Cotton tea towels: these are the most obvious items for the check list. By buying a range of colours, tea towels can be identified for specific purposes and areas of use. Coloured borders can also be used to identify those used for lunch/dinner or by days of the week to help specify when they should be laundered. Sizes usually range from 45 x 75cm up to around 60 x 85cm.
Glass cloths: these are typically around 50 x 75cm and of a higher quality, or weight, than tea towels. A minimum of 225 gsm (grams per square metre) is considered acceptable for use with glass. Buying cloths with specific coloured borders labelled ‘Glass’, can again help avoid mistakes in their use and in laundering.
Waiter cloths: white cotton waiter’s cloths are often overlooked in purchasing for smaller establishments, but they provide a signal of quality and hygiene to guests.

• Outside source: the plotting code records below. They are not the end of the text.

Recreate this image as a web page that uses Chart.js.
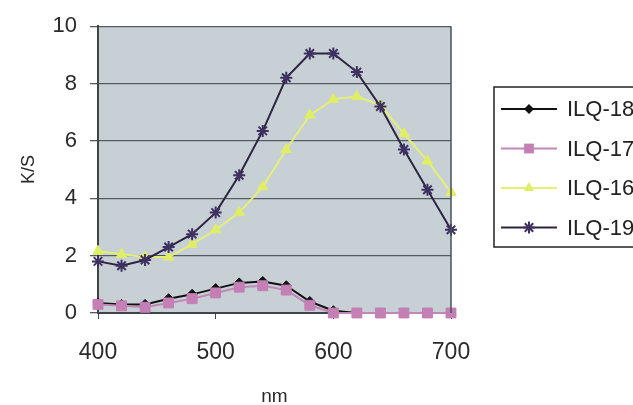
<!DOCTYPE html>
<html>
<head>
<meta charset="utf-8">
<script src="https://cdn.jsdelivr.net/npm/chart.js@4.4.0/dist/chart.umd.min.js"></script>
<style>
  html, body { margin: 0; padding: 0; background: #fff; overflow: hidden; }
  #wrap { width: 633px; height: 405px; }
</style>
</head>
<body>
<div id="wrap"><canvas id="chart" width="633" height="405"></canvas></div>
<script>
const wavelengths = [400, 420, 440, 460, 480, 500, 520, 540, 560, 580, 600, 620, 640, 660, 680, 700];
const ilq18 = [0.35, 0.3, 0.3, 0.5, 0.65, 0.85, 1.05, 1.1, 0.95, 0.4, 0.08, 0, 0, 0, 0, 0];
const ilq17 = [0.3, 0.25, 0.2, 0.35, 0.5, 0.7, 0.9, 0.95, 0.8, 0.27, 0, 0, 0, 0, 0, 0];
const ilq16 = [2.15, 2.05, 1.95, 1.95, 2.4, 2.9, 3.5, 4.4, 5.7, 6.9, 7.45, 7.55, 7.25, 6.25, 5.3, 4.2];
const ilq19 = [1.8, 1.65, 1.85, 2.3, 2.75, 3.5, 4.8, 6.35, 8.2, 9.05, 9.05, 8.4, 7.2, 5.7, 4.3, 2.9];
const xTicks = [400, 500, 600, 700];
const yTicks = [0, 2, 4, 6, 8, 10];

function points(values) {
    return wavelengths.map((x, i) => ({ x: x, y: values[i] }));
}

const series = [
    { label: "ILQ-18", data: ilq18, line: "#111111", fill: "#111111", style: "rectRot", radius: 5, order: 4 },
    { label: "ILQ-17", data: ilq17, line: "#c088b6", fill: "#c47fb4", style: "rect", radius: 7, order: 3 },
    { label: "ILQ-16", data: ilq16, line: "#e4ef78", fill: "#e0ee66", style: "triangle", radius: 6, order: 2 },
    { label: "ILQ-19", data: ilq19, line: "#2e2442", fill: "#3e3060", style: "star", radius: 6, order: 1 }
];

// plot background and right border
const plotFrame = {
    id: "plotFrame",
    beforeDraw(chart) {
        const a = chart.chartArea;
        const ctx = chart.ctx;
        ctx.save();
        ctx.fillStyle = "#c7d1d5";
        ctx.fillRect(a.left, a.top, a.right - a.left, a.bottom - a.top);
        ctx.restore();
    },
    afterDatasetsDraw(chart) {
        const a = chart.chartArea;
        const ctx = chart.ctx;
        ctx.save();
        ctx.strokeStyle = "#4a5257";
        ctx.lineWidth = 1.5;
        ctx.beginPath();
        ctx.moveTo(a.right, a.top);
        ctx.lineTo(a.right, a.bottom);
        ctx.stroke();
        ctx.restore();
    }
};

function drawMarker(ctx, style, x, y, r, color) {
    ctx.fillStyle = color;
    ctx.strokeStyle = color;
    ctx.lineWidth = 2;
    ctx.beginPath();
    if (style === "rectRot") {
        ctx.moveTo(x, y - r); ctx.lineTo(x + r, y); ctx.lineTo(x, y + r); ctx.lineTo(x - r, y);
        ctx.closePath(); ctx.fill();
    } else if (style === "rect") {
        const s = r * 0.7;
        ctx.rect(x - s, y - s, 2 * s, 2 * s); ctx.fill();
    } else if (style === "triangle") {
        ctx.moveTo(x, y - r); ctx.lineTo(x + r * 0.87, y + r * 0.5); ctx.lineTo(x - r * 0.87, y + r * 0.5);
        ctx.closePath(); ctx.fill();
    } else {
        ctx.moveTo(x - r, y); ctx.lineTo(x + r, y);
        ctx.moveTo(x, y - r); ctx.lineTo(x, y + r);
        ctx.moveTo(x - r * 0.7, y - r * 0.7); ctx.lineTo(x + r * 0.7, y + r * 0.7);
        ctx.moveTo(x - r * 0.7, y + r * 0.7); ctx.lineTo(x + r * 0.7, y - r * 0.7);
        ctx.stroke();
    }
}

// boxed legend at the right, cut by the page edge like the scan
const boxLegend = {
    id: "boxLegend",
    afterDraw(chart) {
        const ctx = chart.ctx;
        const left = 494, top = 87, height = 160, rowGap = 39.5, firstRow = 109;
        ctx.save();
        ctx.fillStyle = "#ffffff";
        ctx.fillRect(left, top, 200, height);
        ctx.strokeStyle = "#222222";
        ctx.lineWidth = 1.5;
        ctx.strokeRect(left, top, 200, height);
        chart.data.datasets.forEach((ds, i) => {
            const s = series[i];
            const y = firstRow + i * rowGap;
            ctx.strokeStyle = s.line;
            ctx.lineWidth = 2;
            ctx.beginPath();
            ctx.moveTo(501, y);
            ctx.lineTo(557, y);
            ctx.stroke();
            drawMarker(ctx, s.style, 529, y, s.radius, s.fill);
            ctx.fillStyle = "#222222";
            ctx.font = "22px 'Liberation Sans', Arial, sans-serif";
            ctx.textBaseline = "middle";
            ctx.textAlign = "left";
            ctx.fillText(ds.label, 567, y + 1);
        });
        ctx.restore();
    }
};

new Chart(document.getElementById("chart"), {
    type: "line",
    data: {
        datasets: series.map(s => ({
            label: s.label,
            data: points(s.data),
            borderColor: s.line,
            backgroundColor: s.fill,
            pointBackgroundColor: s.fill,
            pointBorderColor: s.fill,
            pointStyle: s.style,
            pointRadius: s.radius,
            pointBorderWidth: s.style === "star" ? 2 : 1,
            borderWidth: 2,
            tension: 0,
            fill: false,
            clip: false,
            order: s.order
        }))
    },
    options: {
        responsive: false,
        animation: false,
        events: [],
        layout: { padding: { top: 17, right: 182, left: 0, bottom: 0 } },
        plugins: {
            legend: { display: false },
            tooltip: { enabled: false }
        },
        scales: {
            x: {
                type: "linear",
                min: 400,
                max: 700,
                afterBuildTicks: scale => { scale.ticks = xTicks.map(v => ({ value: v })); },
                afterFit: scale => { scale.height = 92; },
                grid: { drawOnChartArea: false, tickLength: 6, color: "#444", lineWidth: 1 },
                border: { color: "#3e4448", width: 2 },
                ticks: {
                    color: "#2a2a2a",
                    padding: 20,
                    maxRotation: 0,
                    font: { family: "'Liberation Sans', Arial, sans-serif", size: 23 }
                },
                title: {
                    display: true,
                    text: "nm",
                    color: "#2a2a2a",
                    padding: { top: 0, bottom: -1 },
                    font: { family: "'Liberation Sans', Arial, sans-serif", size: 19, lineHeight: 1 }
                }
            },
            y: {
                min: 0,
                max: 10,
                afterBuildTicks: scale => { scale.ticks = yTicks.map(v => ({ value: v })); },
                afterFit: scale => { scale.width = 98; },
                grid: { color: "#545b60", lineWidth: 1.3, tickLength: 8 },
                border: { color: "#3e4448", width: 2 },
                ticks: {
                    color: "#2a2a2a",
                    padding: 13,
                    font: { family: "'Liberation Sans', Arial, sans-serif", size: 22 }
                },
                title: {
                    display: true,
                    text: "K/S",
                    color: "#2a2a2a",
                    padding: { top: 18, bottom: 0 },
                    font: { family: "'Liberation Sans', Arial, sans-serif", size: 18 }
                }
            }
        }
    },
    plugins: [plotFrame, boxLegend]
});
</script>
</body>
</html>
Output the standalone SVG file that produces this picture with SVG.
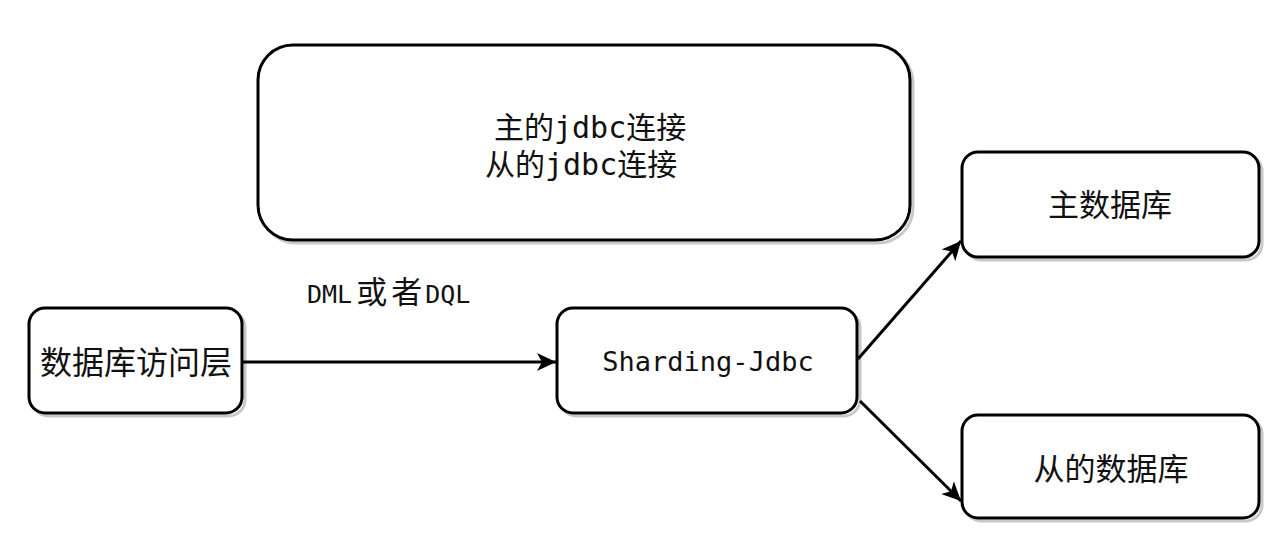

For this reason, these should be of a better quality with a minimum of 215 gsm.
Stockinette Dishcloths: typically, these are 75% Cotton and are more durable for repeated laundering.
Oven cleaning cloths: these are typically 55 x 90cm in size and usually of a lattice fabric to provide strength in their more heavy-duty use, and make them easily identifiable to avoid cross-use between areas of raw and cooked food.
Napkins: it is important that your choice of napkin matches the quality and design of your table linen. It is also useful to make the napkins clearly distinguishable from your other kitchen linen, to avoid mistakes. The waiters cloths, in particular, should have a differently coloured border as these they can sometimes be mistaken for napkins.
Specialist suppliers will be able to provide all your items under a single quote, so that you can compare costs and make savings, as well speed up re-ordering.